Task to complete:
Make an exact copy of all the entries below, with the pictures left out.

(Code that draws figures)
* Start *

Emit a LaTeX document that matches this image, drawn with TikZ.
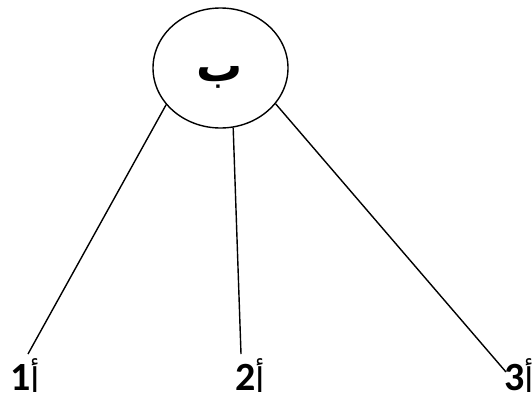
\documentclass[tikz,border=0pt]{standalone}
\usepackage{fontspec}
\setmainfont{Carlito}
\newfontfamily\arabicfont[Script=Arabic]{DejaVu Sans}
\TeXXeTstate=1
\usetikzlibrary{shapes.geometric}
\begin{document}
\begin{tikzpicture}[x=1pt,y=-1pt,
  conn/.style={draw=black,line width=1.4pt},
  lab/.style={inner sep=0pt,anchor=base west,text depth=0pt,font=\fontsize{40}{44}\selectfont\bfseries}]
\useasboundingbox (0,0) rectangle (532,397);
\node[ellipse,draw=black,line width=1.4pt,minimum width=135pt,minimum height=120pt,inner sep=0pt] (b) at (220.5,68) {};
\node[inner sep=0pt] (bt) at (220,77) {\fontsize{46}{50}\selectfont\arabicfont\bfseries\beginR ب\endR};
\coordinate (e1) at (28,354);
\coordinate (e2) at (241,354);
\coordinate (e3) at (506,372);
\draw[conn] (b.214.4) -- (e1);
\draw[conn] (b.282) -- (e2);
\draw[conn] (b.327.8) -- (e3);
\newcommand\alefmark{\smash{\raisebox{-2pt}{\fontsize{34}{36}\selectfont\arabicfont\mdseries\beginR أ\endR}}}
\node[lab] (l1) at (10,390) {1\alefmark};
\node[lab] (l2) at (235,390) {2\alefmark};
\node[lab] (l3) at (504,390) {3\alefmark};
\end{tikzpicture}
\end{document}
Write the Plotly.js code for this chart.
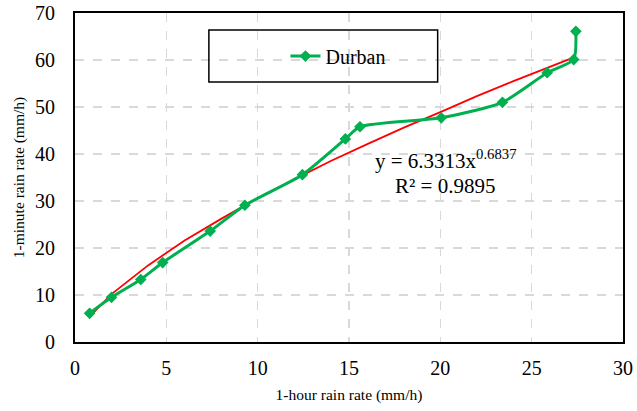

* End *

Task solution:
Emit a LaTeX document that matches this image, drawn with TikZ.
\documentclass[tikz,border=0pt]{standalone}
\usepackage{fontspec}
\setmainfont{Carlito}
\newfontfamily\arabicfont[Script=Arabic]{DejaVu Sans}
\TeXXeTstate=1
\usetikzlibrary{shapes.geometric}
\begin{document}
\begin{tikzpicture}[x=1pt,y=-1pt,
  conn/.style={draw=black,line width=1.4pt},
  lab/.style={inner sep=0pt,anchor=base west,text depth=0pt,font=\fontsize{40}{44}\selectfont\bfseries}]
\useasboundingbox (0,0) rectangle (532,397);
\node[ellipse,draw=black,line width=1.4pt,minimum width=135pt,minimum height=120pt,inner sep=0pt] (b) at (220.5,68) {};
\node[inner sep=0pt] (bt) at (220,77) {\fontsize{46}{50}\selectfont\arabicfont\bfseries\beginR ب\endR};
\coordinate (e1) at (28,354);
\coordinate (e2) at (241,354);
\coordinate (e3) at (506,372);
\draw[conn] (b.214.4) -- (e1);
\draw[conn] (b.282) -- (e2);
\draw[conn] (b.327.8) -- (e3);
\newcommand\alefmark{\smash{\raisebox{-2pt}{\fontsize{34}{36}\selectfont\arabicfont\mdseries\beginR أ\endR}}}
\node[lab] (l1) at (10,390) {1\alefmark};
\node[lab] (l2) at (235,390) {2\alefmark};
\node[lab] (l3) at (504,390) {3\alefmark};
\end{tikzpicture}
\end{document}
Write the Plotly.js code for this chart.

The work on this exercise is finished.